Weekly Financial Markets Roundup – April 25, 2025

This week, global financial markets were marked by a dynamic interplay of economic caution, corporate earnings anxiety, and persistent geopolitical uncertainty.

Trade Tensions, Earnings Warnings, and Geopolitical Shifts Shape Global Sentiment

This week, global financial markets were marked by a dynamic interplay of economic caution, corporate earnings anxiety, and persistent geopolitical uncertainty. While markets showed flashes of optimism, a deeper look reveals a financial ecosystem reacting swiftly to trade disruptions, policy shifts, and the re-emergence of global tensions.

U.S. Markets: Trade Concerns and Earnings Warnings

The S&P 500 saw some volatility this week as investors processed an increasingly concerning outlook for corporate profits. Deutsche Bank analysts have now forecasted an earnings recession for the index, pointing to the detrimental effects of U.S. tariffs and potential retaliatory trade measures from global partners. Investor confidence was momentarily buoyed by President Trump’s remarks in favour of tariff reductions and his public backing of Federal Reserve Chair Jerome Powell.

Despite the warning signs, U.S. equities managed a modest rally mid-week, thanks to a tech-led rebound and signs of cooling inflation. Still, caution remains the dominant sentiment, especially among institutional investors weighing the long-term impact of trade and fiscal policy uncertainty.

Europe and Asia: Tentative Gains Amid Policy Shifts

European markets recorded modest gains, with the STOXX 600 index up 0.3%. Sentiment was supported by strong earnings reports from key industrials and a rate cut from the European Central Bank. The ECB’s decision to cut rates for a sixth consecutive time reflects mounting concerns over weakening demand and export fragility caused by global trade tensions.

In Asia, Japan’s Nikkei 225 surged 2.36%, bolstered by progress in U.S.-Japan trade discussions and dovish signals from the Bank of Japan. Investor appetite in the region was further lifted by tech sector strength and signs of resilience in China’s Q1 GDP growth, which slightly exceeded expectations.

Currency & Commodities: Dollar Rebounds, Gold Pulls Back

The U.S. dollar regained some strength after recent weakness, buoyed by stabilising economic indicators and a pause in rate hikes.

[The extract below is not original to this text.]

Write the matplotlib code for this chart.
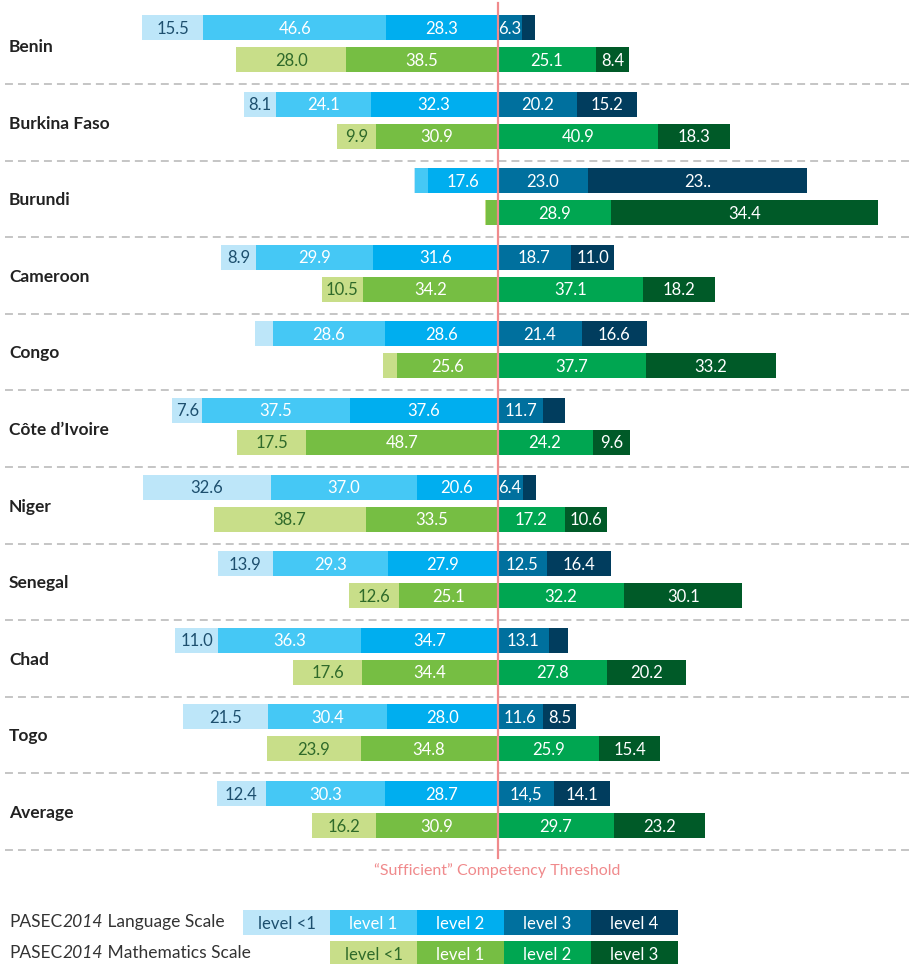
import matplotlib
matplotlib.use('Agg')
import matplotlib.pyplot as plt

plt.rcParams['font.family'] = ['Lato', 'DejaVu Sans']

countries = ['Benin', 'Burkina Faso', 'Burundi', 'Cameroon', 'Congo', 'Côte d’Ivoire',
             'Niger', 'Senegal', 'Chad', 'Togo', 'Average']

# language scale, % of pupils per level
lang_l0 = [15.5, 8.1, 0.4, 8.9, 4.6, 7.6, 32.6, 13.9, 11.0, 21.5, 12.4]
lang_l1 = [46.6, 24.1, 3.3, 29.9, 28.6, 37.5, 37.0, 29.3, 36.3, 30.4, 30.3]
lang_l2 = [28.3, 32.3, 17.6, 31.6, 28.6, 37.6, 20.6, 27.9, 34.7, 28.0, 28.7]
lang_l3 = [6.3, 20.2, 23.0, 18.7, 21.4, 11.7, 6.4, 12.5, 13.1, 11.6, 14.5]
lang_l4 = [3.3, 15.2, 55.7, 11.0, 16.6, 5.6, 3.4, 16.4, 4.9, 8.5, 14.1]

# mathematics scale
math_l0 = [28.0, 9.9, 0.5, 10.5, 3.5, 17.5, 38.7, 12.6, 17.6, 23.9, 16.2]
math_l1 = [38.5, 30.9, 2.8, 34.2, 25.6, 48.7, 33.5, 25.1, 34.4, 34.8, 30.9]
math_l2 = [25.1, 40.9, 28.9, 37.1, 37.7, 24.2, 17.2, 32.2, 27.8, 25.9, 29.7]
math_l3 = [8.4, 18.3, 67.8, 18.2, 33.2, 9.6, 10.6, 30.1, 20.2, 15.4, 23.2]

# labels printed in the source that differ from the values
label_fix = {('lang', 2, 4): '23..', ('math', 2, 3): '34.4', ('lang', 10, 3): '14,5'}

lang_colors = ['#BDE6F9', '#45C8F5', '#00AEEF', '#00709E', '#013D5E']
math_colors = ['#C8DE89', '#76BE43', '#00A651', '#005A28']
lang_legend = ['level <1', 'level 1', 'level 2', 'level 3', 'level 4']
math_legend = ['level <1', 'level 1', 'level 2', 'level 3']

PX = 3.93  # pixels per percent
X0 = 497.5
fig = plt.figure(figsize=(9.13, 9.64), dpi=100)
ax = fig.add_axes([0, 0, 1, 1])
ax.set_xlim(-X0 / PX, (913 - X0) / PX)
ax.set_ylim(964, 0)
ax.axis('off')

pitch = 76.6
bh = 25


def draw_row(vals, n_left, y, colors, kind, i):
    left = -sum(vals[:n_left])
    for k, v in enumerate(vals):
        ax.barh(y, v, left=left, height=bh, color=colors[k], lw=0)
        txt = label_fix.get((kind, i, k), f'{v:.1f}' if v >= 6 else '')
        if txt:
            tc = ('#1D4F6E' if kind == 'lang' else '#2F6A2A') if k == 0 else 'white'
            ax.text(left + v / 2, y + 1, txt, ha='center', va='center', fontsize=12,
                    color=tc)
        left += v


for i, c in enumerate(countries):
    yl = 27.5 + pitch * i
    ym = 59.5 + pitch * i
    draw_row([lang_l0[i], lang_l1[i], lang_l2[i], lang_l3[i], lang_l4[i]], 3, yl,
             lang_colors, 'lang', i)
    draw_row([math_l0[i], math_l1[i], math_l2[i], math_l3[i]], 2, ym,
             math_colors, 'math', i)
    ax.text((9 - X0) / PX, 47 + pitch * i, c, ha='left', va='center', fontsize=12.5,
            fontweight='bold', color='#222222')
    ys = 84 + pitch * i
    ax.plot([(5 - X0) / PX, (913 - X0) / PX], [ys, ys], color='#B5B5B5', lw=1.1,
            dashes=(5.2, 3.3))

ax.plot([0, 0], [3, 858], color='#F08A8C', lw=1.6, zorder=5)
ax.text(0, 871, '“Sufficient” Competency Threshold', ha='center', va='center',
        fontsize=11.5, color='#F08A8C')

# legend
lw_box = 87 / PX
x0 = (243 - X0) / PX
for k, (lab, col) in enumerate(zip(lang_legend, lang_colors)):
    ax.barh(922.5, lw_box, left=x0 + k * lw_box, height=25, color=col, lw=0)
    ax.text(x0 + (k + 0.5) * lw_box, 924, lab, ha='center', va='center', fontsize=12,
            color='#1D4F6E' if k == 0 else 'white')
x0m = x0 + lw_box
for k, (lab, col) in enumerate(zip(math_legend, math_colors)):
    ax.barh(953, lw_box, left=x0m + k * lw_box, height=24, color=col, lw=0)
    ax.text(x0m + (k + 0.5) * lw_box, 955, lab, ha='center', va='center', fontsize=12,
            color='#2F6A2A' if k == 0 else 'white')

for yy, name in [(922, ' Language Scale'), (953, ' Mathematics Scale')]:
    t1 = ax.text((9 - X0) / PX, yy, 'PASEC', ha='left', va='center', fontsize=12.5,
                 color='#333333')
    t2 = ax.annotate('2014', xy=(1, 0), xycoords=t1, ha='left', va='bottom',
                     fontsize=12.5, color='#333333', style='italic')
    ax.annotate(name, xy=(1, 0), xycoords=t2, ha='left', va='bottom',
                fontsize=12.5, color='#333333')

fig.savefig('out.png', dpi=100)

The dollar index ticked higher, drawing support from safe-haven demand and repatriation flows.

Meanwhile, gold prices retreated after several weeks of gains driven by risk aversion. As equity markets stabilised and the dollar firmed, investors moved to take profits on gold holdings. Crude oil also experienced a modest pullback amid mixed supply data and ongoing geopolitical volatility.

Central Banks: Diverging Policy Paths

The week showcased diverging central bank strategies. While the ECB continued to ease monetary policy to combat deflationary pressures and sluggish growth, the Federal Reserve adopted a “wait-and-see” approach. Fed Chair Powell emphasised that the U.S. economy remains stable enough to forgo immediate rate cuts, signalling patience amid conflicting economic signals.

This divergence underscores the varied responses to inflation, trade dynamics, and regional financial stability concerns across the world’s largest economies.

Geopolitical Tensions: Risks on the Rise

On the geopolitical front, investors had plenty to digest. The IMF released a report warning that rising geopolitical risks are likely to weigh heavily on asset prices and increase sovereign risk premiums – particularly in emerging markets.

In the Middle East, the collapse of a temporary ceasefire between Israel and Hamas reignited military operations and added to investor anxiety. In Eastern Europe, tensions between Russia and NATO-aligned countries also escalated, further pressuring energy markets and defence-related equities.

Final Thoughts: A Market in Transition

This week reinforced that financial markets are operating in a complex environment where macro data, political headlines, and central bank moves all intersect. For long-term investors, the takeaway is clear: stay diversified, stay informed, and be prepared to adjust strategies in a rapidly shifting landscape.

With millennials increasingly investing in alternative assets and traditional investors watching valuations closely, the weeks ahead are likely to bring more critical pivots, and opportunities, for those paying attention.